The open source software has become the standard for enterprise system monitoring in recent years. IBM developed an IBM i plug-in for Nagios Core, the main open source project backed by Nagios Enterprises, back in 2018. Among the early adopters was Hird, who wanted to develop a way to help his IBM i customers monitor their high availability (HA) environments.
“A lot of customers put in HA and they’ve got nothing monitoring it,” Hird says, “so they have to either manually monitor it, and that gets old very quickly, or they hope that it’s all right. We said, that’s not acceptable. We don’t want the operators watching stuff. We want to tell you when we know something’s going wrong.”
That early work with the IBM plug-in didn’t turn out well, however, so Hird and his group of developers decided to take it upon themselves to build their own product. That product, called At-A-Glance (AAG), includes the open source Nagios Core product as well as NG for i, which is an IBM i-based plug in for Nagios.
A native IBM i product that Hird and his team wrote in C, NG for i does the work of interfacing with Nagios Core, which typically runs in its own Linux environment or even on a Raspberry Pi. NG for i takes the queries initiated by Nagios Core and gets the answers to them by hitting any number of IBM i APIs.
“Our plugin does all the work,” Hird tells IT Jungle in a recent interview. “So it’s like a telephone conversation. It’s really ringing in and saying ‘Are you OK for this? Is the disk availability okay?’ And we’ll go back and say, ‘It’s 99 percent. Okay, then we’re good.’”
Shield recently launched AAG 2.0, which brings about 30 more checks to the product. That brings the total of Nagios checks to more than 130. The new release brings additional Nagios check commands for BRMS, PowerHA, and MIMIX. It also now supports WRKPRB, damaged object checks, library checks, and device status.

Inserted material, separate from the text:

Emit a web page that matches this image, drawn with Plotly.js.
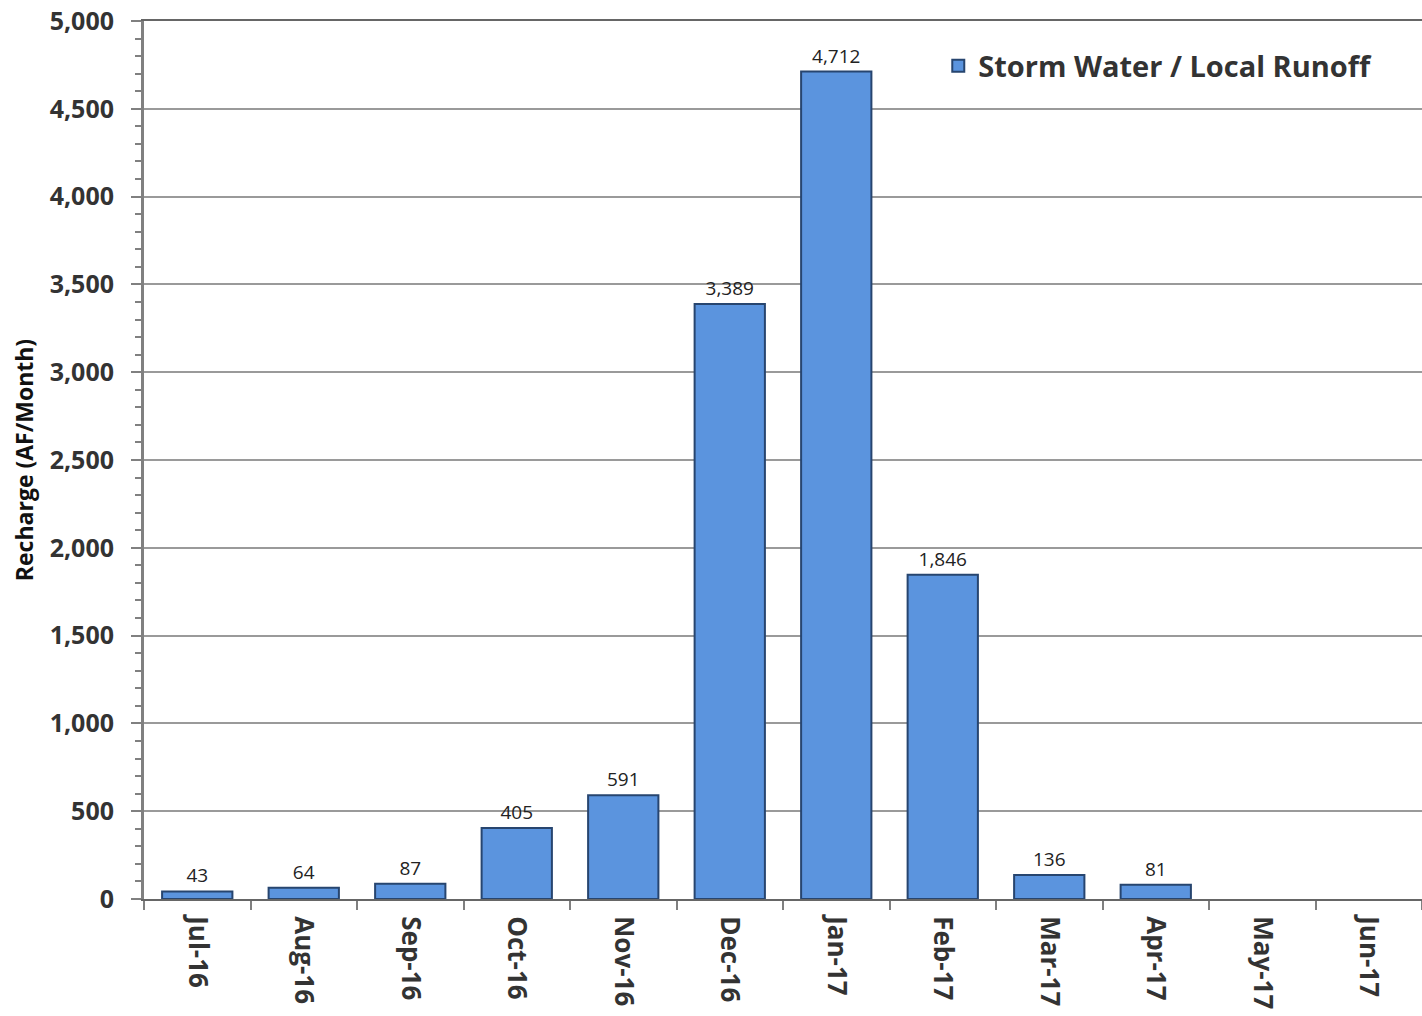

And more checks are on the way. “A new update is going out soon that will have HMC checks and some other checks,” Hird says. “So we have just written probably another 10 or 12 checks.”
The company also offers its own integrated Nagios distribution that comes with everything a customer needs to get going, Nagios Core, other Nagios components, a Linux distribution, and the AAG plugin. Customers can either run this on their VM or get it prepackaged on a Raspberry Pi device.
Companies that have already invested in Nagios and are running the paid version of the product, Nagios XI from Nagios Enterprises, can also adopt AAG to provide better visibility of their IBM i assets. In fact, AAG 2.0 features a new wizard to streamline the installation process for customers who are already running Nagios XI.
“If people are running Nagios XI, they just need our plugin,” Hird says. “If they’re not running anything, then they need the stack, and that’s where we’ve done both.”
But the open source work doesn’t stop there. In AAG 2.0, Shield has also integrated Grafana, a popular open source solution for visualizing logs, metrics, and traces, into the AAG solution to provide an out-of-the-box dashboard.
Shield’s IBM i customer base seems to be appreciating the work Hird and his team have put into making it all so easy to get going. No mussing with open source repos, since AAG is sold as a licensed program product (LPP). PTFs are easy. And of course, there’s no PASE, since the plug-in is a native IBM i program written in fast and efficient C. No 5250 either.
“We want this to be modern. We don’t want a green screen,” Hird says. “We don’t want just a load of numbers. We want some graphs. So adding Grafana into our build was key. And Nagios core does a great job of feeding Grafana with the data.”
At $50 per monitored IBM i LPAR or server per month, the subscription is affordable enough for just about anybody to give it a try. According to Hird, just about everybody who sees the product signs up for a subscription.
“The smaller customers that we’re dealing with love it because it gives them a comfort level, where they’re not having to sign on and look at stuff,” Hird says. “They get a notification that says OK, this file is on hold. You’d better go and see what’s going on.’”
AAG 2.0 is available now. You can learn more at www.shieldadvanced.com.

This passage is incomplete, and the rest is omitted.